[Start of EXTRACTED DATA]
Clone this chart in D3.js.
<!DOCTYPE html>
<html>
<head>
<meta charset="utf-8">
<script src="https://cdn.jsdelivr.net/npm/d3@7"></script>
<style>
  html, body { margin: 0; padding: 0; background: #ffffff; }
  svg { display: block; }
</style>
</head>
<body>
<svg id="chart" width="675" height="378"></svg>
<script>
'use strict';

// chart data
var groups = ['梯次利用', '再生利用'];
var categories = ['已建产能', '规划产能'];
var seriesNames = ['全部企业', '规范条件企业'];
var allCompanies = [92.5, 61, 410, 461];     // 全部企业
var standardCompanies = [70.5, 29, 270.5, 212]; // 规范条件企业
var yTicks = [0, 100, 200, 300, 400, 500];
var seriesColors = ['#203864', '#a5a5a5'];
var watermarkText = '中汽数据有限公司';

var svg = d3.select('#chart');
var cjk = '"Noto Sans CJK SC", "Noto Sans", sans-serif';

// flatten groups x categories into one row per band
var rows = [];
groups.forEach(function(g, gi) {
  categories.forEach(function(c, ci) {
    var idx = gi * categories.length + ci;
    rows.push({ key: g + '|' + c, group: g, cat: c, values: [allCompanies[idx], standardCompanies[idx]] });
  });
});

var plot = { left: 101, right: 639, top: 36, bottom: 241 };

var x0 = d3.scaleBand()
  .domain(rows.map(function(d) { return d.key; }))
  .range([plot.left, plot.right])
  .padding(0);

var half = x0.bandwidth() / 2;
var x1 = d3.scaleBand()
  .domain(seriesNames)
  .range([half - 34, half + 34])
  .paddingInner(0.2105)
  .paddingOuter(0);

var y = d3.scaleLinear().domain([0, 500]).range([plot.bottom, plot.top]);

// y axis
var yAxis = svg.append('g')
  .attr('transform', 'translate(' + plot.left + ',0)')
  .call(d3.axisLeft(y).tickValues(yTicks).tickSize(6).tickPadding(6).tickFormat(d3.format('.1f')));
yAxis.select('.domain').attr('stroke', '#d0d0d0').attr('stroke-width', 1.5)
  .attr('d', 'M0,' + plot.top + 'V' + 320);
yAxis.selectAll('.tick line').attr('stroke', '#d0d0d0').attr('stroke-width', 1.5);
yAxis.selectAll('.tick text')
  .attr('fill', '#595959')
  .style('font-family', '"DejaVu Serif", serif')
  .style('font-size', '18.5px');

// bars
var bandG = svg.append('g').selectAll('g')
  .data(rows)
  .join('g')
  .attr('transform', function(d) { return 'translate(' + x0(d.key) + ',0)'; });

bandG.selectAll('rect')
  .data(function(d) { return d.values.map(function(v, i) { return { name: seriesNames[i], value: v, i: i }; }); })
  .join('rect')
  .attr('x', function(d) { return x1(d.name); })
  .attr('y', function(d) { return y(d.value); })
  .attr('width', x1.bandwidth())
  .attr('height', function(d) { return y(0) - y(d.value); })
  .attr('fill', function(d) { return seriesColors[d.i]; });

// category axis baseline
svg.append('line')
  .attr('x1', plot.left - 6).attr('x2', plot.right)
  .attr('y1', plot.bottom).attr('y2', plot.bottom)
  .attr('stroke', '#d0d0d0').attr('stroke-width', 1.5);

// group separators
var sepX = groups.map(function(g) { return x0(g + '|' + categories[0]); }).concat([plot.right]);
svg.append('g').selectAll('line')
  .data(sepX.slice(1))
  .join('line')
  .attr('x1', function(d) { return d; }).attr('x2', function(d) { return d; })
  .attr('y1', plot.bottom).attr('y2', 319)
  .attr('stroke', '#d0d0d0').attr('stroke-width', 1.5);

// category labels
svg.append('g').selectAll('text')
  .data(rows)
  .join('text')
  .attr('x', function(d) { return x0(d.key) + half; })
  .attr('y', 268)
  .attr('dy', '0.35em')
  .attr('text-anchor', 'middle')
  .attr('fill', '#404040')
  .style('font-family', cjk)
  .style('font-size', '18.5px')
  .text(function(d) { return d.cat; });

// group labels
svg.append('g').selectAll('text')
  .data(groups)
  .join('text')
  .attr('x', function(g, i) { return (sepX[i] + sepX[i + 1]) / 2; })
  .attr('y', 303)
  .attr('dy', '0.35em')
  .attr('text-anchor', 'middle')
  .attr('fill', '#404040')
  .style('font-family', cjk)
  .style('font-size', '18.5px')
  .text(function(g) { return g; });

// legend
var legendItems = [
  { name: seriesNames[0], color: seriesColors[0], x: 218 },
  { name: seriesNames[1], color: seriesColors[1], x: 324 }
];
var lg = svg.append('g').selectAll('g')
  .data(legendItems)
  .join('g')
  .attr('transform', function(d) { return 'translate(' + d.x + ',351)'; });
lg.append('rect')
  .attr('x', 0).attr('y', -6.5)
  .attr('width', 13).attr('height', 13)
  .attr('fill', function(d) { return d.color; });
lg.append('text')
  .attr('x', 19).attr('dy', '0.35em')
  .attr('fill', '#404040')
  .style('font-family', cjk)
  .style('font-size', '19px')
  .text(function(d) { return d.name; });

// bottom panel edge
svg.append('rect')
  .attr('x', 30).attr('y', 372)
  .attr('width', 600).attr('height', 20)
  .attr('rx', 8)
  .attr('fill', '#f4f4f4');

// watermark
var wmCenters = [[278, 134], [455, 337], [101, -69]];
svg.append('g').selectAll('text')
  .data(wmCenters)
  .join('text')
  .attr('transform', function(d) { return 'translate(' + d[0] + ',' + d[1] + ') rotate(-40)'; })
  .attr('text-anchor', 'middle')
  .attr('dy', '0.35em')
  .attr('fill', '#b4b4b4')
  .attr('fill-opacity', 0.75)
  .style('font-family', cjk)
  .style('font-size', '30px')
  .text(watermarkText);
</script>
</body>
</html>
[End of EXTRACTED DATA]
[Start of EXTRACTED DATA]
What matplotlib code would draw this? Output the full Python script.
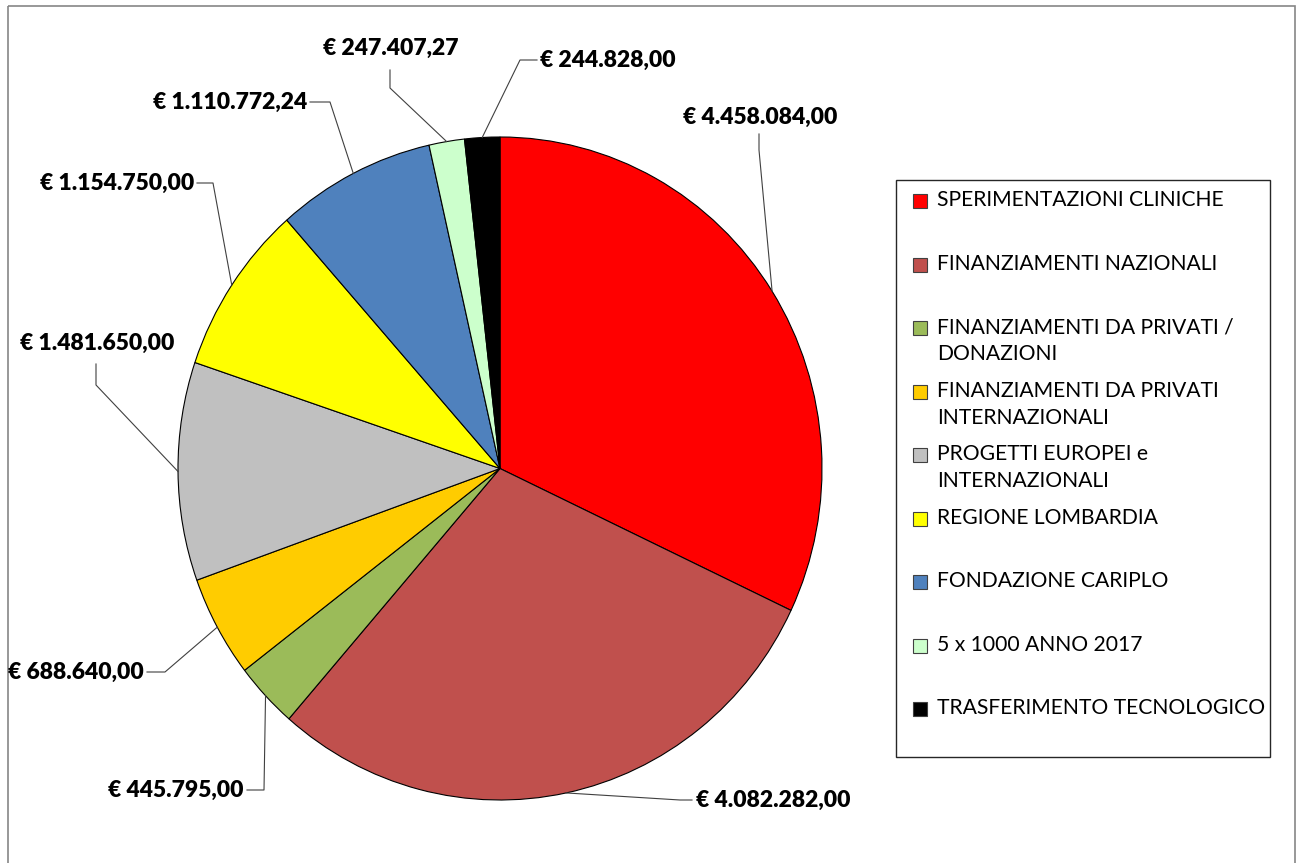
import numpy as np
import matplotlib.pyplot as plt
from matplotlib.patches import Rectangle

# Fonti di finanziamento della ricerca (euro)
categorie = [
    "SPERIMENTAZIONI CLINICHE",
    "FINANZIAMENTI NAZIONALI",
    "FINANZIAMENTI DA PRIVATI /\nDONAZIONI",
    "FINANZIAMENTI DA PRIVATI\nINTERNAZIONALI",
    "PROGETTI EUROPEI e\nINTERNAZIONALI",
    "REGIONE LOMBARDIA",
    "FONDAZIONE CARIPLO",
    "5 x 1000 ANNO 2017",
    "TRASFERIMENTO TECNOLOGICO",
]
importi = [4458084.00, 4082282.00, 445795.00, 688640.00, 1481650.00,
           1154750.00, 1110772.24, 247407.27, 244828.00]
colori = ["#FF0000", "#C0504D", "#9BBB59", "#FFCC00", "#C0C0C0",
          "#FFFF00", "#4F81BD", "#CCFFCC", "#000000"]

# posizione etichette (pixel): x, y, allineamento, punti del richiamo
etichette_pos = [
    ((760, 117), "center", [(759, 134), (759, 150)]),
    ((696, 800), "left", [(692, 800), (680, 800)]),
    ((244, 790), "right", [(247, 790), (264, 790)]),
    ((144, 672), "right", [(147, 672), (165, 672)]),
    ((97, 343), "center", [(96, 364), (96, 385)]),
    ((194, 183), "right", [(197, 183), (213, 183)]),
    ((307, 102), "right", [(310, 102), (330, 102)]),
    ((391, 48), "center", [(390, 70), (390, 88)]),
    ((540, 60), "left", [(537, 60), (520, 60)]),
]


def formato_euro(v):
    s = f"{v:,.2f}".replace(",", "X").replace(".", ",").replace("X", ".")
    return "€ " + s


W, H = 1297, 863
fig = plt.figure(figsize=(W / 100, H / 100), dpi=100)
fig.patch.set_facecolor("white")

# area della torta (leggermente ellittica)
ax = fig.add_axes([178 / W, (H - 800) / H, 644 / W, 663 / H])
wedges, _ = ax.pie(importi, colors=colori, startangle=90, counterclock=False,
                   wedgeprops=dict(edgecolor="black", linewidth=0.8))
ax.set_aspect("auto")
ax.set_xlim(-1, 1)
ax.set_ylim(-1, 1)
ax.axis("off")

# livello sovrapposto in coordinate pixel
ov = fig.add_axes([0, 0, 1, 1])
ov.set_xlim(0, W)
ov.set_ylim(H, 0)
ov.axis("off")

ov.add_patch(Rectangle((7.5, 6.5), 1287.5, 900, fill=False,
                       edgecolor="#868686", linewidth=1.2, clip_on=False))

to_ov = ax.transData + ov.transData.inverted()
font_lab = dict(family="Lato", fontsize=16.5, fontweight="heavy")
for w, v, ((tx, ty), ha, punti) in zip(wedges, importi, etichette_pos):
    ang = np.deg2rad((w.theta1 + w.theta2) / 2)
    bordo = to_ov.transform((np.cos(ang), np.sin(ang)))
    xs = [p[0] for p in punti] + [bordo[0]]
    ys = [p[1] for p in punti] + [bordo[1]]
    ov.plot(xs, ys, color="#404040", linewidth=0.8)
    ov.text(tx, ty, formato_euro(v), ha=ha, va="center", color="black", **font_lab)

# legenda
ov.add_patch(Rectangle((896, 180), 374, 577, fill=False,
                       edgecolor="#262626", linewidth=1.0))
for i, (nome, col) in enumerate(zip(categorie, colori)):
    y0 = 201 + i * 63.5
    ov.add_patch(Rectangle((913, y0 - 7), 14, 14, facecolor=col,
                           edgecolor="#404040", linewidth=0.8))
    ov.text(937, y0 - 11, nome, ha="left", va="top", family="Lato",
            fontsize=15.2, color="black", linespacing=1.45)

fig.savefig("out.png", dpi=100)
[End of EXTRACTED DATA]
* **TASK PROMPT**:
Make an exact copy of the lines from the one with "What matplotlib code" through the one with "from matplotlib.patches import Rectangle", both ends in, and nothing else. Drop every picture.

* **SOLUTION TO THIS TASK**:
What matplotlib code would draw this? Output the full Python script.
import numpy as np
import matplotlib.pyplot as plt
from matplotlib.patches import Rectangle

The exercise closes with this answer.